Writing for lazy people
It seems to have become common practice in publishing to commission an author to wrap more than three hundred pages around approximately two good ideas. While this approach may lend itself to a higher price tag per book, it certainly doesn't promote good use of time on the part of the reader. We believe it is time for this to change.
Cliff had the right idea with the whole 'notes' thing, but there has got to be some middle ground. It is possible for a book to be enjoyable, informative, and short. This is of course not limited to non-fiction; Shopgirl, by Steve Martin is a good example of storytelling that is both concise and emotive. The Brand Gap, and Zag represent well written, informative, and generally enjoyable works of non-fiction.
The average reader doesn't require multiple chapters of analogies, anecdotes, and otherwise redundant storytelling to understand what is typically, a simple (though possibly profound) point. Add to this the fact that people have a greater amount of distractions competing for smaller and smaller slots of their time and attention, and it becomes clear that size does, in fact, matter.

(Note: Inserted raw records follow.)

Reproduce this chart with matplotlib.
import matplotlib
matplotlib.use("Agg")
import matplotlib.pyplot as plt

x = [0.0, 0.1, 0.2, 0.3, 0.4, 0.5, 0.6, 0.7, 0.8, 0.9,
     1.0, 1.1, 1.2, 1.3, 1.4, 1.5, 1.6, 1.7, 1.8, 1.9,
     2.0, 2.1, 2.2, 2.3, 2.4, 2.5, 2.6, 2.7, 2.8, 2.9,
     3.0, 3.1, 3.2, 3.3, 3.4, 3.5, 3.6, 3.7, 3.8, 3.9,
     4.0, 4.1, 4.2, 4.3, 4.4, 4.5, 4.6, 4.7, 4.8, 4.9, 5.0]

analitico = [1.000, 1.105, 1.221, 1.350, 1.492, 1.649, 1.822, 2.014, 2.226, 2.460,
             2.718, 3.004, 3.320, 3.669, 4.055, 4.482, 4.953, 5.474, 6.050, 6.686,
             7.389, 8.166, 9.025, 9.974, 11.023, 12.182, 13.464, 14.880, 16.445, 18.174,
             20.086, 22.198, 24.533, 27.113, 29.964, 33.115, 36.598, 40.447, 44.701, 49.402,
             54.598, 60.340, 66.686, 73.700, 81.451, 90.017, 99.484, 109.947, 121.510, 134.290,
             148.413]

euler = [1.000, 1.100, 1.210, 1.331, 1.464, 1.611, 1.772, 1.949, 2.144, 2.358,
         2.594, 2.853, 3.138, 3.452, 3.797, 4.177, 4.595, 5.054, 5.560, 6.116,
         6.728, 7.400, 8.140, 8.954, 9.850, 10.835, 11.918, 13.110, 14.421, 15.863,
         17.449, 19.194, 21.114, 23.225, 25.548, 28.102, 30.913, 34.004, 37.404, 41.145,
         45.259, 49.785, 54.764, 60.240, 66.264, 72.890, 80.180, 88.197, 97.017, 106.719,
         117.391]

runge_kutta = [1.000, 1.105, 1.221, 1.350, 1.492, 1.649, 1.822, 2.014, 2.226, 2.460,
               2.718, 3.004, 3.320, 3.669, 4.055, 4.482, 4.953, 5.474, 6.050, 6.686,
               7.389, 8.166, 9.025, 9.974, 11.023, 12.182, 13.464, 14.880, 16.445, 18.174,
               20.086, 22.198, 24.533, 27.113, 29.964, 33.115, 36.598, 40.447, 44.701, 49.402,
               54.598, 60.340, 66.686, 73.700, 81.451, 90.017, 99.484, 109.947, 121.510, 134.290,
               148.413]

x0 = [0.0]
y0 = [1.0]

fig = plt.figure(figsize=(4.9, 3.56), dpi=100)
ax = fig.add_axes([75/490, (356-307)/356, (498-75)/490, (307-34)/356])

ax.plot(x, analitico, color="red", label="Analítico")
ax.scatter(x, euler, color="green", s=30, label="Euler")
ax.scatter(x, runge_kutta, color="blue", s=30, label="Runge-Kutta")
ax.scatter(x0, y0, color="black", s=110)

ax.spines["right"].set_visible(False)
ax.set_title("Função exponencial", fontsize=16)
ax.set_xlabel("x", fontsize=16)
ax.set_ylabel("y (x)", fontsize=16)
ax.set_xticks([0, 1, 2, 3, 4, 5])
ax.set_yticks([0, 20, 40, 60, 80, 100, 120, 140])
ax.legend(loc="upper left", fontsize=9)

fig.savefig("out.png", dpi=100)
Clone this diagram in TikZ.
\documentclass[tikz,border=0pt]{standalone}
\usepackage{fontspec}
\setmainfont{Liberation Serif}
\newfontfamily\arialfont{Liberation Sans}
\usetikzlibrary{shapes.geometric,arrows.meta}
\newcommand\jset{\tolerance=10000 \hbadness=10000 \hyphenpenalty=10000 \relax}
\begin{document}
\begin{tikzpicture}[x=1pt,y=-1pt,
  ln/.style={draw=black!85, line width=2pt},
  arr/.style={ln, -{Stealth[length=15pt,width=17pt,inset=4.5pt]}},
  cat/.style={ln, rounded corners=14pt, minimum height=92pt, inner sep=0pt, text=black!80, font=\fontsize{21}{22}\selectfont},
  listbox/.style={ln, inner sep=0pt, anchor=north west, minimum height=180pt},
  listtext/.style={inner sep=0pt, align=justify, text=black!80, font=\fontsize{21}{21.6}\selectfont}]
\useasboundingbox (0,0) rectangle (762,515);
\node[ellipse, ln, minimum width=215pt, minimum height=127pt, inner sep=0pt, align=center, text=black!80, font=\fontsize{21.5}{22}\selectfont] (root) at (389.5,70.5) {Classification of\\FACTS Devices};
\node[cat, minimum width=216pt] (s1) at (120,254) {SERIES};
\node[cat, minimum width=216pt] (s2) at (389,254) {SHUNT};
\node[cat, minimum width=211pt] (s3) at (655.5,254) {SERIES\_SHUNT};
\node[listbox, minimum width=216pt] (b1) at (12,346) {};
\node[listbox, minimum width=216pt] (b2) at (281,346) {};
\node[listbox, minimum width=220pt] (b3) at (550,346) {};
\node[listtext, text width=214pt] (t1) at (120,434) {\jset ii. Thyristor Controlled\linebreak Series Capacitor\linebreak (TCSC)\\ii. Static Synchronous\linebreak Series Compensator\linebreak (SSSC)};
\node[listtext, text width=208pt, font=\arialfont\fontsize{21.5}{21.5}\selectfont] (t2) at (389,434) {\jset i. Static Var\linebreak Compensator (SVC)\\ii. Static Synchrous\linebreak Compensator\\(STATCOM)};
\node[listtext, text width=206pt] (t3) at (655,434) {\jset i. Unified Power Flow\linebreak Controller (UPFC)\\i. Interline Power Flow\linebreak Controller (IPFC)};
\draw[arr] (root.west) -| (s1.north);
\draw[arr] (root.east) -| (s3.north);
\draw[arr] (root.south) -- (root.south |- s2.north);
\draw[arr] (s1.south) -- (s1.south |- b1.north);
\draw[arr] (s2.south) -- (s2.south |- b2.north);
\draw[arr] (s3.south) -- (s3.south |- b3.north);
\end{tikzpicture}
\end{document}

You may have read the Seven Habits of Highly Effective People, and it may have occurred to you that seven habits could have easily been conveyed in a bulleted list, with perhaps a two or even three page explanation following each. You would have been right, but nobody would have paid twenty bucks for a pamphlet.
The habits of highly effective writing, to find the elusive middle ground between concise and contrived, can be summed up in the words of Albert Einstein: "Everything should be made as simple as possible, but not simpler."